Could you Manage it?
How?

There is a big difference

There is a big difference between the marketing effort and the technical effort. The marketing always has to change, hence it is good for everyone to come down on ILM and say it is dead, so the industry can change the label. On the other hand, much interesting technical work is underway that has the potential of changing the way we view storage systems and it is not just HSM.

What I am about is "Storage Service Management" and it happens that the words under ILM are now consistent with that goal. I can live with ILM or without ILM, but I can't not consider storage as a service. When we take a service view, with whatever label is on top of it, we provide a cost effective solution. That is how it started, before the marketing, and that is how it will end. As a service, the TCO is reduced by standardization, even without technology. The standard is only complete when process for managing storage is documented and the tasks turned over to operations. Then the storage tasks can be managed by fewer people in a predictable time with a predictable outcome at a predictable cost.

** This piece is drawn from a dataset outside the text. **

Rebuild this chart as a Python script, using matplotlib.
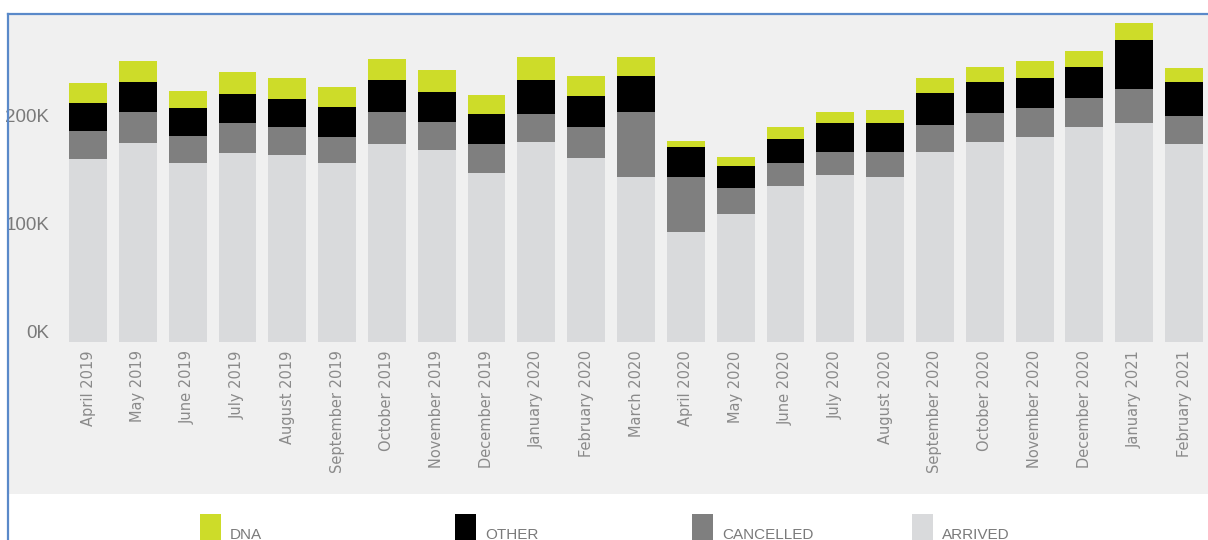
import matplotlib
matplotlib.use("Agg")
import matplotlib.pyplot as plt
from matplotlib.patches import Rectangle
from matplotlib.lines import Line2D
from matplotlib import font_manager
import numpy as np

months = ["April 2019", "May 2019", "June 2019", "July 2019", "August 2019",
          "September 2019", "October 2019", "November 2019", "December 2019",
          "January 2020", "February 2020", "March 2020", "April 2020", "May 2020",
          "June 2020", "July 2020", "August 2020", "September 2020", "October 2020",
          "November 2020", "December 2020", "January 2021", "February 2021"]

# values in thousands
arrived   = [169.2, 184.5, 165.5, 174.7, 172.9, 165.5, 183.1, 177.8, 156.2, 184.9, 170.6, 153.1,
             102.1, 118.2, 144.7, 154.6, 153.1, 176.2, 184.9, 190.1, 199.4, 202.5, 183.3]
cancelled = [26.4, 28.7, 25.2, 27.8, 26.5, 24.6, 30.1, 26.2, 27.1, 26.5, 28.2, 60.1,
             51.0, 24.7, 20.8, 21.6, 23.1, 24.7, 26.9, 26.8, 26.2, 31.8, 26.2]
other     = [26.0, 27.8, 25.7, 27.4, 25.6, 27.8, 29.4, 27.8, 27.5, 31.2, 29.3, 33.1,
             27.7, 20.1, 22.5, 26.3, 26.3, 29.4, 29.2, 27.3, 29.3, 45.3, 31.5]
dna       = [17.9, 19.5, 16.3, 20.4, 19.2, 17.9, 19.7, 20.1, 17.9, 21.6, 18.5, 17.9,
             5.6, 8.0, 10.8, 10.7, 12.3, 13.9, 13.9, 16.3, 14.5, 16.0, 12.4]

ytick_vals = [0, 100, 200]
ytick_labels = ["0K", "100K", "200K"]
series_names = ["DNA", "OTHER", "CANCELLED", "ARRIVED"]

c_dna, c_other, c_canc, c_arr = "#cddc29", "#000000", "#7f7f7f", "#d9dadc"
W, H = 1208, 540

available = {f.name for f in font_manager.fontManager.ttflist}
narrow = "Liberation Sans Narrow" if "Liberation Sans Narrow" in available else "Liberation Sans"

fig = plt.figure(figsize=(W / 100, H / 100), dpi=100)
fig.patch.set_facecolor("white")

def fx(x):
    return x / W

def fy(y):
    return 1 - y / H

# gray panel as a background axes
bg = fig.add_axes([fx(9), fy(493.5), fx(1208 - 9), (493.5 - 14) / H], zorder=-5)
bg.set_facecolor("#f0f0f0")
bg.set_xticks([]); bg.set_yticks([])
for s in bg.spines.values():
    s.set_visible(False)

# blue borders
fig.add_artist(Line2D([fx(8), 1], [fy(13.5), fy(13.5)], color="#5a89c9", lw=1.6, zorder=5))
fig.add_artist(Line2D([fx(8), fx(8)], [fy(13.5), 0], color="#5a89c9", lw=1.6, zorder=5))

step = 49.82
left_px = 88 - step / 2
ax = fig.add_axes([fx(left_px), fy(342), 23 * step / W, (342 - 14) / H], zorder=1)
ax.set_facecolor("none")
x = np.arange(len(months))
bw = 0.76
arr = np.array(arrived); can = np.array(cancelled); oth = np.array(other); dn = np.array(dna)
ax.bar(x, arr, bw, color=c_arr, label="ARRIVED")
ax.bar(x, can, bw, bottom=arr, color=c_canc, label="CANCELLED")
ax.bar(x, oth, bw, bottom=arr + can, color=c_other, label="OTHER")
ax.bar(x, dn, bw, bottom=arr + can + oth, color=c_dna, label="DNA")

ax.set_xlim(-0.5, len(months) - 0.5)
ax.set_ylim(0, 328 / 1.08)
for s in ax.spines.values():
    s.set_visible(False)

ax.set_xticks(x)
ax.set_xticklabels(months, rotation=90, fontsize=10.5, color="#8a8a8a", va="top", ha="center")
ax.tick_params(axis="x", length=0, pad=6)

ax.set_yticks(ytick_vals)
ax.set_yticklabels(ytick_labels, fontsize=13.5, color="#7a7a7a", va="bottom",
                   family=[narrow, "DejaVu Sans"])
ax.tick_params(axis="y", length=0, pad=10)

# legend
legend_items = [("DNA", c_dna, 200), ("OTHER", c_other, 455),
                ("CANCELLED", c_canc, 692), ("ARRIVED", c_arr, 912)]
for name, col, xpx in legend_items:
    fig.add_artist(Rectangle((fx(xpx), fy(545)), 21 / W, (545 - 514) / H,
                             transform=fig.transFigure, facecolor=col,
                             edgecolor="none", zorder=2))
    fig.text(fx(xpx + 30), fy(528), name, fontsize=11, color="#7a7a7a", va="top",
             ha="left", family=[narrow, "DejaVu Sans"])

fig.savefig("out.png", dpi=100, facecolor="white")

Now the reason people are running out of IOPS is that they do not know how to, or choose not to do a capacity plan. Somehow, they think that by buying a bigger box that it will fix the problem, or perhaps by using a higher speed network also fix the problem. There are scientific ways of calculating throughput in an array and on a channel, if you violate the rules, there is no miracle that can pull you out of the fire. These are important skills that an IT person should have and practice - it's just a ranting if you expect someone else to take responsibility, so you do not have to.

From a positioning standpoint, I do not sell anyones hardware. My business is assessment, planning and design, in addition to education. You can make anyones product work it is just a matter of knowing the numbers.

As it is obvious that you and I read the same content, you missed the obvious, that the need is to manage storage as a service that is coss-effective, reliable in performance with an acceptable level of availability - you could always do that, just most choose not to put in the effort.